> [INSTRUCTIONS FOR THE TASK] Only the lines from the start up to and including the line containing "from matplotlib.transforms import Affine2D" should be repeated, word for word.

> [DATASET EXTRACT]

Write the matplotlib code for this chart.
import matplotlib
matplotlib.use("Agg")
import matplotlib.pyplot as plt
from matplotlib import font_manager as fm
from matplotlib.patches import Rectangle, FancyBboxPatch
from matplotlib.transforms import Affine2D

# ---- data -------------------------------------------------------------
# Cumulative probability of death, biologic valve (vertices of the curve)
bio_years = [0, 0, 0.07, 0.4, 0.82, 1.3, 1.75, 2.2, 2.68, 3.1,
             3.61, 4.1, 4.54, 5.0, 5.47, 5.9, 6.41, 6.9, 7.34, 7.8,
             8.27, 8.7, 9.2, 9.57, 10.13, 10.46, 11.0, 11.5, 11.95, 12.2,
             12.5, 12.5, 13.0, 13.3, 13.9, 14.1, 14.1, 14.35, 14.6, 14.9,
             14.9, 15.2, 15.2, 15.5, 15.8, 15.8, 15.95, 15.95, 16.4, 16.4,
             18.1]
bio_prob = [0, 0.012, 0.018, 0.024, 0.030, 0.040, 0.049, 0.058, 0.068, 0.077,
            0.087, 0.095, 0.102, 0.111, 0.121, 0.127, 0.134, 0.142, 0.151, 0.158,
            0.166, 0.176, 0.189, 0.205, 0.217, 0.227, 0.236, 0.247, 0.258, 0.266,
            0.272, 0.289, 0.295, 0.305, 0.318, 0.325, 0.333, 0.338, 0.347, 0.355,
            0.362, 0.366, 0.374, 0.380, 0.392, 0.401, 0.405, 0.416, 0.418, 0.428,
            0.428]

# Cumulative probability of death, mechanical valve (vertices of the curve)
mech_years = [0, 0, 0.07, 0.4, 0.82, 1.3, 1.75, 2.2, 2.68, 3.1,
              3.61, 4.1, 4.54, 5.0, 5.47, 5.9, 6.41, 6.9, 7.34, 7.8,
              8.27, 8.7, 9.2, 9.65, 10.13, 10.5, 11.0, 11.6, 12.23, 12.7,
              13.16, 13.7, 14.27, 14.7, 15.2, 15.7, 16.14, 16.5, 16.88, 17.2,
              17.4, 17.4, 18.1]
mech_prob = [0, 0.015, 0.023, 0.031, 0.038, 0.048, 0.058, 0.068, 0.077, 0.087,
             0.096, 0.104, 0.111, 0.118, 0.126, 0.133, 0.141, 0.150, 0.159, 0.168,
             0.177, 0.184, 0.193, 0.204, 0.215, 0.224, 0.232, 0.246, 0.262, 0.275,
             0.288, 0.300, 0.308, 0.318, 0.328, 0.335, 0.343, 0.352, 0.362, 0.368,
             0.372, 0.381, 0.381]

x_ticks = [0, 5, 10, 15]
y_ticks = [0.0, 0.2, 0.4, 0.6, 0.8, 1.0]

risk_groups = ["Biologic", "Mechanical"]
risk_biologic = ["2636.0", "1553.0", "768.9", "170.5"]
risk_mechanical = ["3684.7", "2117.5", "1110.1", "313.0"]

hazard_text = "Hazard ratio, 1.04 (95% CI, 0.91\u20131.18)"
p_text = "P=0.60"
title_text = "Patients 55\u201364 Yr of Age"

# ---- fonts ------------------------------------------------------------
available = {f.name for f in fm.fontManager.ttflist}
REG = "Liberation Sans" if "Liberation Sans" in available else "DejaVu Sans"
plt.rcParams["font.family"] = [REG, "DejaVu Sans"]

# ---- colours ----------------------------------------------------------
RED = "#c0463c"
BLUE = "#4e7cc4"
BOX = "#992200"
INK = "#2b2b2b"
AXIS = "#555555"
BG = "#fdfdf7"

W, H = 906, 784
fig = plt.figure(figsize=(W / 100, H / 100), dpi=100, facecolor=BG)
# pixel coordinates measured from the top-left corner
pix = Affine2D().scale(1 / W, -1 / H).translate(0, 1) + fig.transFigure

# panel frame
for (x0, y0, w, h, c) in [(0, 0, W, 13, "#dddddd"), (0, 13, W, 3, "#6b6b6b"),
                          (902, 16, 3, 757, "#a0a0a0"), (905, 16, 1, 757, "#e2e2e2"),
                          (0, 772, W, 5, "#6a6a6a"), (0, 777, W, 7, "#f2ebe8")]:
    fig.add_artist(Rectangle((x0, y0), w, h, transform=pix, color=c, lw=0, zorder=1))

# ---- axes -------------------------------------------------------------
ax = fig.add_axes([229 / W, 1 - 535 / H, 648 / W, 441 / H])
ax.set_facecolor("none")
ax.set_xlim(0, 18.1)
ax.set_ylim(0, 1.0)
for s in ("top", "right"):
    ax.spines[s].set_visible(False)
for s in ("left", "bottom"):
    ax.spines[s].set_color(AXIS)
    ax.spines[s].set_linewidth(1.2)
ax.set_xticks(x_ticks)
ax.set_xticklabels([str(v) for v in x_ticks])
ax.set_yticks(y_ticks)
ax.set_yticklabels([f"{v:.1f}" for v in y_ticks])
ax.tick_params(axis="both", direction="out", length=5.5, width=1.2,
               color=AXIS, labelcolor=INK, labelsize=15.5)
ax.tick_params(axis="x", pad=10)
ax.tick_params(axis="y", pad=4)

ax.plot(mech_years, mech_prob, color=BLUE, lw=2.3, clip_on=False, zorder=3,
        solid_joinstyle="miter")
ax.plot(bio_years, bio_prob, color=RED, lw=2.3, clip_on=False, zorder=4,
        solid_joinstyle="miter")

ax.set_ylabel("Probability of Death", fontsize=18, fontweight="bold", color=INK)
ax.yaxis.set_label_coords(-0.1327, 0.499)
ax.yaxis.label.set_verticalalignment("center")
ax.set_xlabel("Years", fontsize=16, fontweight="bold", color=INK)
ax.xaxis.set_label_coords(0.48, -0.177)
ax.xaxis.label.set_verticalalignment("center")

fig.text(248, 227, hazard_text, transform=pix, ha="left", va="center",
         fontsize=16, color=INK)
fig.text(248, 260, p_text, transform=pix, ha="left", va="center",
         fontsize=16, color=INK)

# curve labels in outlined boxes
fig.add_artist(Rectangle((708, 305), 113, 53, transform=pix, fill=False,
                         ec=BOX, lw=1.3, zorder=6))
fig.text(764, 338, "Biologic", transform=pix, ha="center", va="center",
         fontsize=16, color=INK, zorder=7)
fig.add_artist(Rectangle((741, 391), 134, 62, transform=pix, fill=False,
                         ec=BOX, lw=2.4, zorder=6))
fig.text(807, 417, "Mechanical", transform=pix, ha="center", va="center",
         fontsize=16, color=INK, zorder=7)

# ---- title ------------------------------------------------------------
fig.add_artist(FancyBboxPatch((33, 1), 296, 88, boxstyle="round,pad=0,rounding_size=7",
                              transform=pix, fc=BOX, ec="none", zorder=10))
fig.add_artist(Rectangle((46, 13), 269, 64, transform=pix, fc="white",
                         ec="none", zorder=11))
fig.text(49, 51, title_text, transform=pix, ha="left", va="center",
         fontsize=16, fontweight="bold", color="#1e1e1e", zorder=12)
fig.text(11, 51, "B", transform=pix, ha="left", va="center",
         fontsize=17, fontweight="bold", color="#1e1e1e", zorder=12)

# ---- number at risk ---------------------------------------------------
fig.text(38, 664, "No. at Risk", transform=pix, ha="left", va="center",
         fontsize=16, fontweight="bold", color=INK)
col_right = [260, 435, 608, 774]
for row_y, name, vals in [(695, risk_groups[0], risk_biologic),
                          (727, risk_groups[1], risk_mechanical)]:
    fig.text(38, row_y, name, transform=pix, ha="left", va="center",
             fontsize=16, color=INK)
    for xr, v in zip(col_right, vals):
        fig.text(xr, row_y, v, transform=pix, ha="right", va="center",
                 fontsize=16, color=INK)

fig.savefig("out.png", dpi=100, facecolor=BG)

> [EXPECTED ANSWER]
Write the matplotlib code for this chart.
import matplotlib
matplotlib.use("Agg")
import matplotlib.pyplot as plt
from matplotlib import font_manager as fm
from matplotlib.patches import Rectangle, FancyBboxPatch
from matplotlib.transforms import Affine2D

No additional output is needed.